__Aim of the exercise__:
Please report every line from the material that contains the word "this".

-- start of Stored rows --

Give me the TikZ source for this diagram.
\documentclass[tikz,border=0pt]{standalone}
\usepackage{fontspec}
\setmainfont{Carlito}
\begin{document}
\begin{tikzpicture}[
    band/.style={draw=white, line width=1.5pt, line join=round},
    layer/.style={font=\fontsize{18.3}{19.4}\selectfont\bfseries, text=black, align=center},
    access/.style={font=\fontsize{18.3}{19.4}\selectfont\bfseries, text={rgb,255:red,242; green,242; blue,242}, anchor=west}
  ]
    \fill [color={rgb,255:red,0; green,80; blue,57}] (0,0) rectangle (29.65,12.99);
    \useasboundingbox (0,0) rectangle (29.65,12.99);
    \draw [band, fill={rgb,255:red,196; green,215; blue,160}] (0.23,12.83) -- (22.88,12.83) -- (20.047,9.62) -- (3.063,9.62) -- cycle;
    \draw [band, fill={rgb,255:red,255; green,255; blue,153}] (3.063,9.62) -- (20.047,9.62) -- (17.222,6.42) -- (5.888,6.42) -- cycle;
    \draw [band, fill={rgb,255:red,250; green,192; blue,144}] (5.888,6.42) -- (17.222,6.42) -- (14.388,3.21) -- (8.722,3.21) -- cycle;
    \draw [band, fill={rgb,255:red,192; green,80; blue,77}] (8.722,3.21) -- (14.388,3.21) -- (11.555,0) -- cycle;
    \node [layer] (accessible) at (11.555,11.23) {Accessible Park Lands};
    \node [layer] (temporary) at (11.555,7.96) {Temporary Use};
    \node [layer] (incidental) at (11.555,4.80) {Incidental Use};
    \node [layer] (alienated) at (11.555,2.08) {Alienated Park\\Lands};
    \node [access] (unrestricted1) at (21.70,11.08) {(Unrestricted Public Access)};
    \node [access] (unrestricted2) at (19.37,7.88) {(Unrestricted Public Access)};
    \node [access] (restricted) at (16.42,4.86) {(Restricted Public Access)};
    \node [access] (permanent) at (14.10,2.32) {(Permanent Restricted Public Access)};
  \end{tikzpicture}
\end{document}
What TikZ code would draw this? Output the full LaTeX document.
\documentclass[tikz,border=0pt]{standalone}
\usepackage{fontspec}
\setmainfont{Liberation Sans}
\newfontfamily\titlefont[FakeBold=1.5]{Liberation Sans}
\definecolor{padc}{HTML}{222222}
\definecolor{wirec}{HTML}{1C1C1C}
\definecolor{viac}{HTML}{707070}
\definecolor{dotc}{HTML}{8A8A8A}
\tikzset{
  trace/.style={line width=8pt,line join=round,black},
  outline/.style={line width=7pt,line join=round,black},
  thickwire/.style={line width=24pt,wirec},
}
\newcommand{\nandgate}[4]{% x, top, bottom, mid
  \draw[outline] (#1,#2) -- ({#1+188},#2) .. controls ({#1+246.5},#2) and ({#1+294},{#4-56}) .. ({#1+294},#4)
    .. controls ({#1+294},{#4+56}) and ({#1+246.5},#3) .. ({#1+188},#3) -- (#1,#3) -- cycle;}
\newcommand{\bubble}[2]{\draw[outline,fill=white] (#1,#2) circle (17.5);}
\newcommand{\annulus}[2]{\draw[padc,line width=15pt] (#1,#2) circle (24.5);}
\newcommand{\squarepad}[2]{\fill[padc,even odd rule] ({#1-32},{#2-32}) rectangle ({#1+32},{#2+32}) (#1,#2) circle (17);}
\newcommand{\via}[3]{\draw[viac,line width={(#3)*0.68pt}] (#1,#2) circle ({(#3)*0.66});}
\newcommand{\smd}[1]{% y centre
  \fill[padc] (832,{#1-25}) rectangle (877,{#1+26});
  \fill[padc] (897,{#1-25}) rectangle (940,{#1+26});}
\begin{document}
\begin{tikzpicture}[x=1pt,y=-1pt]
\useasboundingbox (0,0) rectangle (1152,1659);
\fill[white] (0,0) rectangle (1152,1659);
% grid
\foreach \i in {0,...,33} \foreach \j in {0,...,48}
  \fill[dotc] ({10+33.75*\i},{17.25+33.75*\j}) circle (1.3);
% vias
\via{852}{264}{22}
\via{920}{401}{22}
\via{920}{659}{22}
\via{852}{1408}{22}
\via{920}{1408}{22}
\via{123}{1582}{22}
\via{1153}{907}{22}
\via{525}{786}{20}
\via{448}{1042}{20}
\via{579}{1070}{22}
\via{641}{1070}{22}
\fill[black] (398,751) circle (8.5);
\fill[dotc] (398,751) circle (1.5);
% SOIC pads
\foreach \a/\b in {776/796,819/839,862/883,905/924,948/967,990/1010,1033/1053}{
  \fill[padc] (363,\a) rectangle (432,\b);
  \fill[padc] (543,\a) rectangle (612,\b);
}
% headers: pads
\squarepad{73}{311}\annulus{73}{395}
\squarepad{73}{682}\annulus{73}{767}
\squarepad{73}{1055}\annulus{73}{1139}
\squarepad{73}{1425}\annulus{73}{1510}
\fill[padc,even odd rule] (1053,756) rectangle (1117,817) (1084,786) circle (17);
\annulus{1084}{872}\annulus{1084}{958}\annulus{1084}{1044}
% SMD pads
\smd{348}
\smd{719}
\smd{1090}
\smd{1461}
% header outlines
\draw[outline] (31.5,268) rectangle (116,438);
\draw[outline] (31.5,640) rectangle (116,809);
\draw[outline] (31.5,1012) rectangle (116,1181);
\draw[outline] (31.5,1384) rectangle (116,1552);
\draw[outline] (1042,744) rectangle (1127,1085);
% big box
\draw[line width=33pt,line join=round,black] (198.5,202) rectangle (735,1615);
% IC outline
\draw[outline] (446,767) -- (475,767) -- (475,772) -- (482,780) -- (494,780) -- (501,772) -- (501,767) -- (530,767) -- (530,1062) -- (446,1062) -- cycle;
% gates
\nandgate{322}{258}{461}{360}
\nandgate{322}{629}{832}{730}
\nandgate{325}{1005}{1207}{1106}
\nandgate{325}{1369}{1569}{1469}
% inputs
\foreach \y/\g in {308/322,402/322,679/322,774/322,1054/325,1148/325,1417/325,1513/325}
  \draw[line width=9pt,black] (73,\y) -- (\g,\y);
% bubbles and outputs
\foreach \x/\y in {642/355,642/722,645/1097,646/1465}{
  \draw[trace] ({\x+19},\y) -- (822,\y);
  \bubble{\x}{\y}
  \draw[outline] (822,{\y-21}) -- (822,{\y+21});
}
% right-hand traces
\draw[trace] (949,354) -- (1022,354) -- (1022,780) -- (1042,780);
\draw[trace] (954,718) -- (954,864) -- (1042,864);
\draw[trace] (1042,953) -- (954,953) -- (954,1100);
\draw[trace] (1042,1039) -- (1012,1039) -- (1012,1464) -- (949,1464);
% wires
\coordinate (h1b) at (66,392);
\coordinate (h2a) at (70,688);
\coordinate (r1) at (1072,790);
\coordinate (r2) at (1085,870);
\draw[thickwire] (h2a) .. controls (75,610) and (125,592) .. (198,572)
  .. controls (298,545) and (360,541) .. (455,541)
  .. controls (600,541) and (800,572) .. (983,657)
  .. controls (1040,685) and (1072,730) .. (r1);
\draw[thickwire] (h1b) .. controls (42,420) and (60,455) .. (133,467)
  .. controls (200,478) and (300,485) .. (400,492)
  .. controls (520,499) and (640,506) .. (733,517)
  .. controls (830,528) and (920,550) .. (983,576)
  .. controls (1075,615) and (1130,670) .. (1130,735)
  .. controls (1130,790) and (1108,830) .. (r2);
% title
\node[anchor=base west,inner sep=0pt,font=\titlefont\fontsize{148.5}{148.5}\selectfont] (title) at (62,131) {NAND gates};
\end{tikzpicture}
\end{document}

-- end of Stored rows --

__Solved exercise__:
Give me the TikZ source for this diagram.
What TikZ code would draw this? Output the full LaTeX document.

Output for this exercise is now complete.